--- GIVEN MATERIAL ---

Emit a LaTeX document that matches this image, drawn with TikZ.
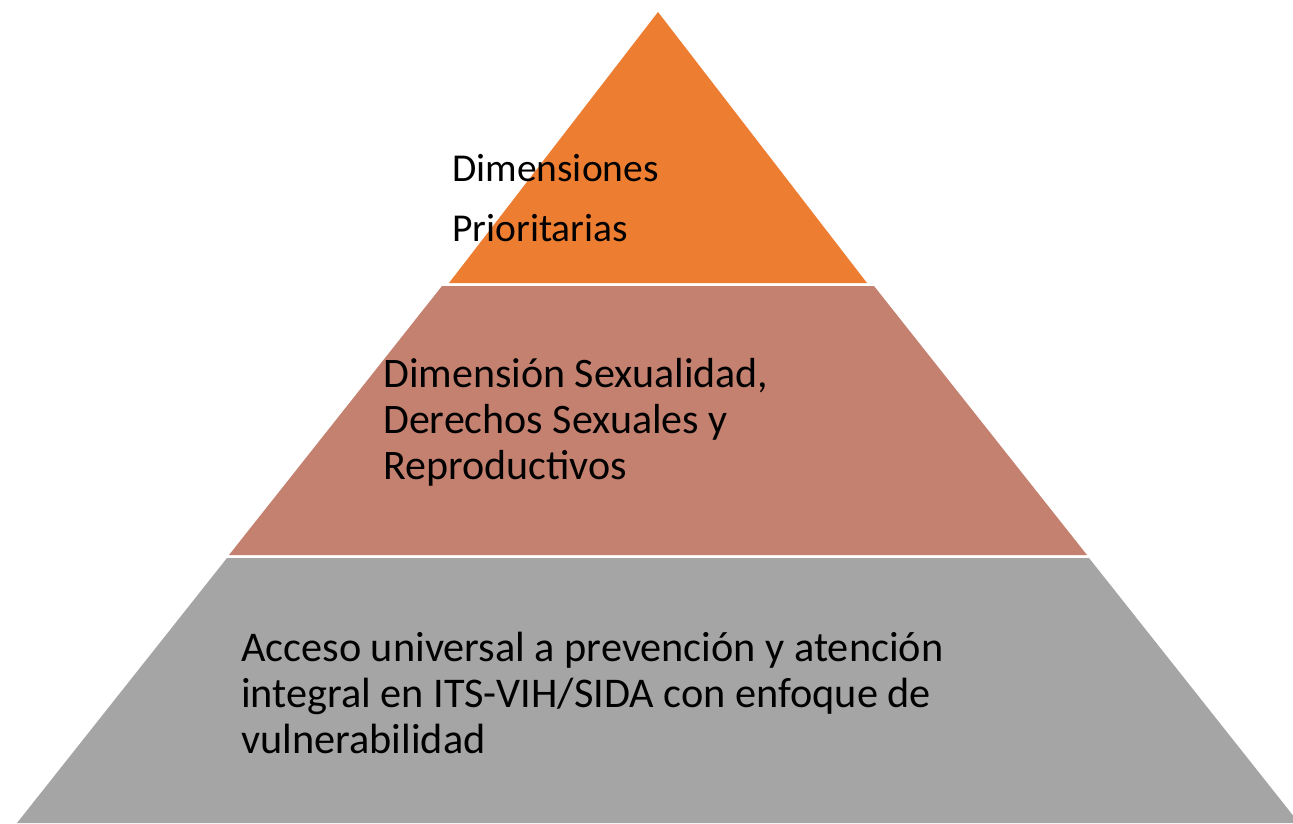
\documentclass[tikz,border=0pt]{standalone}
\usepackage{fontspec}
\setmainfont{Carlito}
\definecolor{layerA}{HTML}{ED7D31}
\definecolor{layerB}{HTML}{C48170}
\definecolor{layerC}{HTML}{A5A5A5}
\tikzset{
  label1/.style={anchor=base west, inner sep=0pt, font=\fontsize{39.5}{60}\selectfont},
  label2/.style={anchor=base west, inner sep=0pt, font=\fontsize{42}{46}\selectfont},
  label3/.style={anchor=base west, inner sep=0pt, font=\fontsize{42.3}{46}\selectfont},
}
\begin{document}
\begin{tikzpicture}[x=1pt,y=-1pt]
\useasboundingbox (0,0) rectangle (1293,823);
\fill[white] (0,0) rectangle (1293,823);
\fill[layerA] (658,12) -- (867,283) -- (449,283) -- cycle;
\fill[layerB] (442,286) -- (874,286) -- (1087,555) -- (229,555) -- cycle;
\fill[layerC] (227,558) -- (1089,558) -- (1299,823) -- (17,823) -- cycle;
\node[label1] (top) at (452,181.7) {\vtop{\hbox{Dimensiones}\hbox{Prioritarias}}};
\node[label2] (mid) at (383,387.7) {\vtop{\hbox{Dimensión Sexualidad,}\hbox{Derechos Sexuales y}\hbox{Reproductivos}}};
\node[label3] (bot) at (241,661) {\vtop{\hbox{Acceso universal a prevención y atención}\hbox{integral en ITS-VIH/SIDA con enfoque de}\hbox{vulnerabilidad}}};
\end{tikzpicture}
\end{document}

---

OBJECTIVE: Set every line down exactly as written, leaving each picture out.

SOLUTION TO THIS TASK:
Emit a LaTeX document that matches this image, drawn with TikZ.
\documentclass[tikz,border=0pt]{standalone}
\usepackage{fontspec}
\setmainfont{Carlito}
\definecolor{layerA}{HTML}{ED7D31}
\definecolor{layerB}{HTML}{C48170}
\definecolor{layerC}{HTML}{A5A5A5}
\tikzset{
  label1/.style={anchor=base west, inner sep=0pt, font=\fontsize{39.5}{60}\selectfont},
  label2/.style={anchor=base west, inner sep=0pt, font=\fontsize{42}{46}\selectfont},
  label3/.style={anchor=base west, inner sep=0pt, font=\fontsize{42.3}{46}\selectfont},
}
\begin{document}
\begin{tikzpicture}[x=1pt,y=-1pt]
\useasboundingbox (0,0) rectangle (1293,823);
\fill[white] (0,0) rectangle (1293,823);
\fill[layerA] (658,12) -- (867,283) -- (449,283) -- cycle;
\fill[layerB] (442,286) -- (874,286) -- (1087,555) -- (229,555) -- cycle;
\fill[layerC] (227,558) -- (1089,558) -- (1299,823) -- (17,823) -- cycle;
\node[label1] (top) at (452,181.7) {\vtop{\hbox{Dimensiones}\hbox{Prioritarias}}};
\node[label2] (mid) at (383,387.7) {\vtop{\hbox{Dimensión Sexualidad,}\hbox{Derechos Sexuales y}\hbox{Reproductivos}}};
\node[label3] (bot) at (241,661) {\vtop{\hbox{Acceso universal a prevención y atención}\hbox{integral en ITS-VIH/SIDA con enfoque de}\hbox{vulnerabilidad}}};
\end{tikzpicture}
\end{document}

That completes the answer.